In terms of access, you will find that they will get that at 16. if it is a BS account, they will write and ask you or whoever is the co account holder/operator to arrange to transfer. I found it interesting when everyone got very excited about trusts giving access at 18 not 25 that no one ever seemed to point out that outside of trusts the kids can actually handle the money much earlier (and with some childrens' savings products incidentally you may find they can access them as young as 7 - so don't necessarily choose a children specific product).

With NSCs in theory same applies. However, if you take out a 5 year one and roll it forward to 5, then 10, then 15 & let it roll to 20 then it seems to be that you can in effect keep control of it a bit longer just by dint of the fact they will lose interest if they cash it in (& won't nec know about it till you tell them). (or jiggle around with one or two year bonds)

This is just based on my own experience with my children - I am not an investment adviser.

I would not go for shares notwithstanding the current climate unless you anticipate having a lot more money to add.
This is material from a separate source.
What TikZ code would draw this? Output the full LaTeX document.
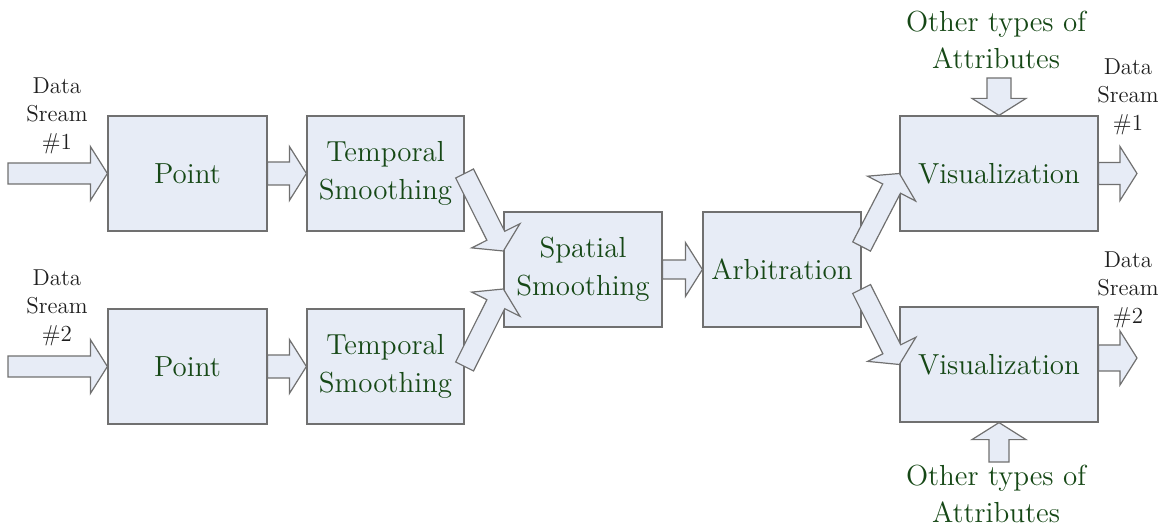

Dealing costs and all that. Also in theory you stand as trustee of their money so if you lose it all they could sue you for not carrying out your duty of care properly! I don't think you could be faulted for NSCs/BS investments these days.

If you also invest for your children and your investments are likely to generate in excess of £100 pa income, then keep the grandparents' money in a separate account for ease of reference and tax returns!